The dielectric properties of solid high density polyethylene (HDPE) as well as foamed blends of low density polyethylene (LDPE) with HDPE were evaluated at medium and high frequencies using a broadband high-resolution dielectric spectrometer, a split post dielectric resonator and a cavity resonator equipped with a rectangular waveguide.
The foamed samples were prepared by extrusion through a slit die using a laboratory scale single screw extruder. It was found that foaming reduced both the dielectric constant and the dielectric loss factor at medium and high frequencies and increasing porosity led to a better performance. However, increasing the porosity further than 50% would require improved strain hardening properties of the melt. Useful die temperatures for foaming were between 195°C and 210°C. Incorporation of the chemical blowing agent azodicarbonamide increased significantly the dielectric loss factor of both the processed and unprocessed foaming blends. Deformation of foam cells occurred when the consolidating melt was subjected to drawing and compression. The cells became elongated and flattened which can reduce the dielectric losses.

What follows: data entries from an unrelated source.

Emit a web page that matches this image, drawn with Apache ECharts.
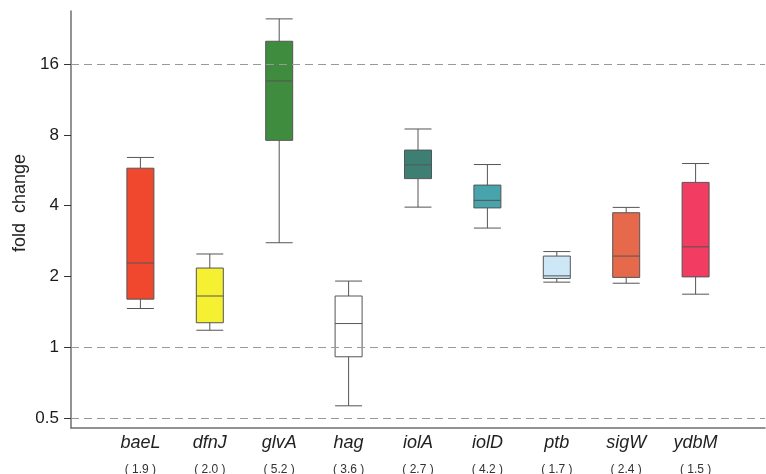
<!DOCTYPE html>
<html>
<head>
<meta charset="utf-8">
<script src="https://cdn.jsdelivr.net/npm/echarts@6/dist/echarts.min.js"></script>
<style>
html,body{margin:0;padding:0;background:#fff;}
#chart{width:766px;height:474px;}
</style>
</head>
<body>
<div id="chart"></div>
<script>
// ---- data ----
var genes = ['baeL', 'dfnJ', 'glvA', 'hag', 'iolA', 'iolD', 'ptb', 'sigW', 'ydbM'];
var geneNotes = ['1.9', '2.0', '5.2', '3.6', '2.7', '4.2', '1.7', '2.4', '1.5'];
// [min, Q1, median, Q3, max] fold change
var boxMin    = [1.46, 1.18, 2.78, 0.563, 3.94, 3.21, 1.89, 1.87, 1.68];
var boxQ1     = [1.60, 1.27, 7.58, 0.91, 5.21, 3.91, 1.96, 1.98, 1.99];
var boxMedian = [2.28, 1.65, 13.56, 1.26, 5.96, 4.21, 2.01, 2.44, 2.67];
var boxQ3     = [5.77, 2.17, 20.0, 1.65, 6.89, 4.89, 2.44, 3.73, 5.02];
var boxMax    = [6.41, 2.49, 24.9, 1.91, 8.47, 5.98, 2.55, 3.93, 6.04];
var boxColors = ['#F0482E', '#F6F033', '#3F8C3F', '#FFFFFF', '#3D7F73', '#47A3AC', '#CDE7F7', '#E5694A', '#F23C62'];
var yTicks = [0.5, 1, 2, 4, 8, 16];
var refLines = [0.5, 1, 16];

var boxData = genes.map(function (g, i) {
  return {
    value: [boxMin[i], boxQ1[i], boxMedian[i], boxQ3[i], boxMax[i]],
    itemStyle: { color: boxColors[i], borderColor: '#555555', borderWidth: 1 }
  };
});

var chart = echarts.init(document.getElementById('chart'), null, { renderer: 'canvas' });
chart.setOption({
  animation: false,
  backgroundColor: '#ffffff',
  grid: { left: 71, right: 1, top: 11, bottom: 46, containLabel: false, outerBoundsMode: 'none' },
  xAxis: {
    type: 'category',
    data: genes,
    boundaryGap: false,
    min: -1,
    max: genes.length,
    axisLine: { lineStyle: { color: '#6f6f6f', width: 1.5 } },
    axisTick: { show: false },
    splitLine: { show: false },
    axisLabel: {
      interval: 0,
      margin: 4,
      formatter: function (v) {
        var i = genes.indexOf(v);
        if (i < 0) return '';
        return '{a|' + v + '}\n{b|( ' + geneNotes[i] + ' )}';
      },
      rich: {
        a: { fontFamily: 'Liberation Sans', fontStyle: 'italic', fontSize: 18, color: '#222', lineHeight: 22 },
        b: { fontFamily: 'Liberation Sans', fontSize: 12, color: '#333', lineHeight: 32 }
      }
    }
  },
  yAxis: {
    type: 'log',
    logBase: 2,
    min: 0.453,
    max: 26.9,
    name: 'fold  change',
    nameLocation: 'middle',
    nameGap: 42,
    nameMoveOverlap: false,
    nameRotate: 90,
    nameTextStyle: { fontFamily: 'Liberation Sans', fontSize: 18, color: '#222', padding: [0, 0, 0, 33] },
    axisLine: { show: true, lineStyle: { color: '#6f6f6f', width: 1.5 } },
    axisTick: { show: true, length: 7, lineStyle: { color: '#333' }, customValues: yTicks },
    splitLine: { show: false },
    minorTick: { show: false },
    axisLabel: {
      customValues: yTicks,
      margin: 12,
      fontFamily: 'Liberation Sans',
      fontSize: 17,
      color: '#1a1a1a',
      formatter: function (v) { return String(Math.round(v * 100) / 100); }
    }
  },
  series: [
    {
      type: 'line',
      data: [],
      z: 1,
      silent: true,
      markLine: {
        silent: true,
        symbol: ['none', 'none'],
        label: { show: false },
        lineStyle: { color: '#999999', type: [8, 5], width: 1 },
        data: refLines.map(function (v) { return { yAxis: v }; })
      }
    },
    {
      type: 'boxplot',
      z: 3,
      boxWidth: [27, 27],
      data: boxData
    }
  ]
});
</script>
</body>
</html>
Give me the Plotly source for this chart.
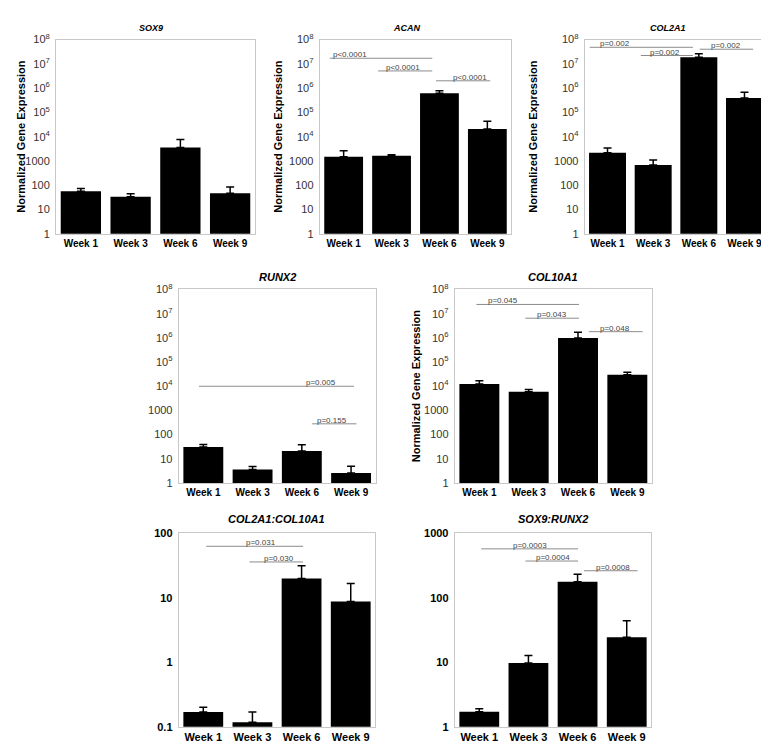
import math
import plotly.graph_objects as go

W, H = 769, 743
FONT = "Liberation Sans, Arial, sans-serif"

weeks = ["Week 1", "Week 3", "Week 6", "Week 9"]

# bar heights and tops of the (upper) error bars
sox9 = [56, 34, 3600, 47]
sox9_top = [74, 45, 7600, 85]
acan = [1500, 1650, 620000, 20500]
acan_top = [2650, 1800, 770000, 43000]
col2a1 = [2200, 690, 1.87e7, 3.9e5]
col2a1_top = [3400, 1100, 2.6e7, 6.8e5]
runx2 = [31, 3.6, 21, 2.6]
runx2_top = [39, 4.8, 38, 4.9]
col10a1 = [12500, 5900, 9.8e5, 29700]
col10a1_top = [17000, 7300, 1.7e6, 38000]
ratio_col = [0.169, 0.117, 19.9, 8.75]
ratio_col_top = [0.20, 0.169, 31.3, 16.6]
ratio_sox = [1.71, 9.7, 177, 24.3]
ratio_sox_top = [1.9, 12.7, 231, 44]

# significance brackets: (start, end) in category units, level, label
acan_sig = [(-0.29, 1.85, 1.7e7, "p<0.0001"), (0.72, 1.85, 5.1e6, "p<0.0001"), (1.93, 3.06, 2.0e6, "p<0.0001")]
acan_sig_x = [0.13, 1.24, 2.63]
col2a1_sig = [(-0.39, 1.87, 4.8e7, "p=0.002"), (0.73, 1.87, 2.2e7, "p=0.002"), (2.02, 3.19, 4.0e7, "p=0.002")]
col2a1_sig_x = [0.16, 1.26, 2.59]
runx2_sig = [(-0.09, 3.06, 1.0e4, "p=0.005"), (2.21, 3.11, 280, "p=0.155")]
runx2_sig_x = [2.39, 2.62]
col10a1_sig = [(-0.06, 2.02, 2.4e7, "p=0.045"), (0.93, 2.02, 6.5e6, "p=0.043"), (2.22, 3.31, 1.8e6, "p=0.048")]
col10a1_sig_x = [0.48, 1.48, 2.76]
ratio_col_sig = [(0.06, 2.03, 63, "p=0.031"), (0.94, 2.03, 36, "p=0.030")]
ratio_col_sig_x = [1.17, 1.55]
ratio_sox_sig = [(0.04, 2.01, 575, "p=0.0003"), (0.94, 2.01, 372, "p=0.0004"), (2.13, 3.22, 263, "p=0.0008")]
ratio_sox_sig_x = [1.04, 1.49, 2.72]

sup_ticks = ["1", "10", "100", "1000", "10<sup>4</sup>", "10<sup>5</sup>",
             "10<sup>6</sup>", "10<sup>7</sup>", "10<sup>8</sup>"]

panels = [
    dict(title="SOX9", v=sox9, t=sox9_top, sig=[], sx=[], box=(48, 247, 24, 222), tx=143, ty=12, tsize=9, xsize=10, yt=13, rng=(0, 8), style="top"),
    dict(title="ACAN", v=acan, t=acan_top, sig=acan_sig, sx=acan_sig_x, box=(311.7, 503.3, 24, 222), tx=398, ty=12, tsize=9, xsize=10, yt=270, rng=(0, 8), style="top"),
    dict(title="COL2A1", v=col2a1, t=col2a1_top, sig=col2a1_sig, sx=col2a1_sig_x, box=(576.7, 759.3, 24, 222), tx=660, ty=12, tsize=9, xsize=10, yt=525, rng=(0, 8), style="top"),
    dict(title="RUNX2", v=runx2, t=runx2_top, sig=runx2_sig, sx=runx2_sig_x, box=(170.7, 367.7, 278.7, 476), tx=269, ty=266, tsize=11, xsize=10, yt=None, rng=(0, 8), style="top"),
    dict(title="COL10A1", v=col10a1, t=col10a1_top, sig=col10a1_sig, sx=col10a1_sig_x, box=(446.7, 644, 278.7, 476), tx=545, ty=266, tsize=11, xsize=10, yt=408, rng=(0, 8), style="top"),
    dict(title="COL2A1:COL10A1", v=ratio_col, t=ratio_col_top, sig=ratio_col_sig, sx=ratio_col_sig_x, box=(170.7, 367.3, 527.3, 724.3), tx=268, ty=513, tsize=11, xsize=11, yt=None, rng=(-1, 2), style="bottom"),
    dict(title="SOX9:RUNX2", v=ratio_sox, t=ratio_sox_top, sig=ratio_sox_sig, sx=ratio_sox_sig_x, box=(446.7, 643.3, 527.3, 724.3), tx=545, ty=513, tsize=11, xsize=11, yt=None, rng=(0, 3), style="bottom"),
]

fig = go.Figure()
shapes = []
annotations = []

for i, p in enumerate(panels, start=1):
    xa = "x" if i == 1 else f"x{i}"
    ya = "y" if i == 1 else f"y{i}"
    x0, x1, y0, y1 = p["box"]
    dom_x = [x0 / W, x1 / W]
    dom_y = [1 - y1 / H, 1 - y0 / H]

    fig.add_trace(go.Bar(
        x=weeks, y=p["v"], xaxis=xa, yaxis=ya, showlegend=False,
        marker=dict(color="black", line_width=0),
        error_y=dict(type="data", symmetric=False,
                     array=[t - v for t, v in zip(p["t"], p["v"])],
                     arrayminus=[0] * 4, color="black", thickness=1.5, width=4),
    ))

    r0, r1 = p["rng"]
    if p["style"] == "top":
        tvals = [10 ** k for k in range(0, 9)]
        ttext = sup_ticks
        tfont = dict(family=FONT, size=11, color="#333333")
    else:
        tvals = [10 ** k for k in range(r0, r1 + 1)]
        ttext = ["<b>%g</b>" % v for v in tvals]
        tfont = dict(family=FONT, size=11, color="black")

    fig.layout[xa.replace("x", "xaxis")] = dict(
        domain=dom_x, anchor=ya, range=[-0.5, 3.5], showgrid=False, zeroline=False,
        showline=True, mirror=True, linecolor="#c8c8c8", linewidth=1, ticks="",
        tickvals=weeks, ticktext=["<b>%s</b>" % w for w in weeks],
        tickfont=dict(family=FONT, size=p["xsize"], color="black"),
    )
    fig.layout[ya.replace("y", "yaxis")] = dict(
        domain=dom_y, anchor=xa, type="log", range=[r0, r1], showgrid=False, zeroline=False,
        showline=True, mirror=True, linecolor="#c8c8c8", linewidth=1, ticks="",
        tickvals=tvals, ticktext=ttext, tickfont=tfont, ticklabelstandoff=3,
    )

    # convert category / value coordinates into paper coordinates
    def px(c):
        return dom_x[0] + (c + 0.5) / 4 * (dom_x[1] - dom_x[0])

    def py(v):
        return dom_y[0] + (math.log10(v) - r0) / (r1 - r0) * (dom_y[1] - dom_y[0])

    for (a, b, lvl, lab), lx in zip(p["sig"], p["sx"]):
        shapes.append(dict(type="line", xref="paper", yref="paper",
                           x0=px(a), x1=px(b), y0=py(lvl), y1=py(lvl),
                           line=dict(color="#8c8c8c", width=1)))
        annotations.append(dict(x=px(lx), y=py(lvl), xref="paper", yref="paper", text=lab,
                                showarrow=False, xanchor="center", yanchor="bottom", yshift=-3,
                                font=dict(family=FONT, size=8, color="#444444")))

    annotations.append(dict(x=p["tx"] / W, y=1 - p["ty"] / H, xref="paper", yref="paper",
                            text="<b><i>%s</i></b>" % p["title"], showarrow=False,
                            xanchor="center", yanchor="middle",
                            font=dict(family=FONT, size=p["tsize"], color="black")))
    if p["yt"] is not None:
        annotations.append(dict(x=p["yt"] / W, y=(dom_y[0] + dom_y[1]) / 2, xref="paper", yref="paper",
                                text="<b>Normalized Gene Expression</b>", showarrow=False, textangle=-90,
                                xanchor="center", yanchor="middle",
                                font=dict(family=FONT, size=11, color="black")))

fig.update_layout(
    width=W, height=H,
    margin=dict(l=0, r=0, t=0, b=0),
    paper_bgcolor="white", plot_bgcolor="white",
    bargap=0.19,
    shapes=shapes, annotations=annotations,
    font=dict(family=FONT),
)

fig.write_html("out.html")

In order to study the dielectric properties of solid HDPE, eight technical grades differing in molecular characteristics, catalyst types, co-monomer types and additive content were used. Samples were prepared by compression moulding the materials into plaques. The dielectric losses, as given by the dielectric loss tangent, decreased more or less linearly with an increasing degree of crystallinity for this series of polyethylenes. Lower dielectric losses were also associated with a higher melting point. An increased dielectric loss tangent could furthermore be related to a higher content of carbonyl and trans-vinylene groups. To some extent, this could be associated with a corresponding reduction in the crystallinity.
Key words: Dielectric properties, polyethylene, frequency, foaming, crystallinity, porosity.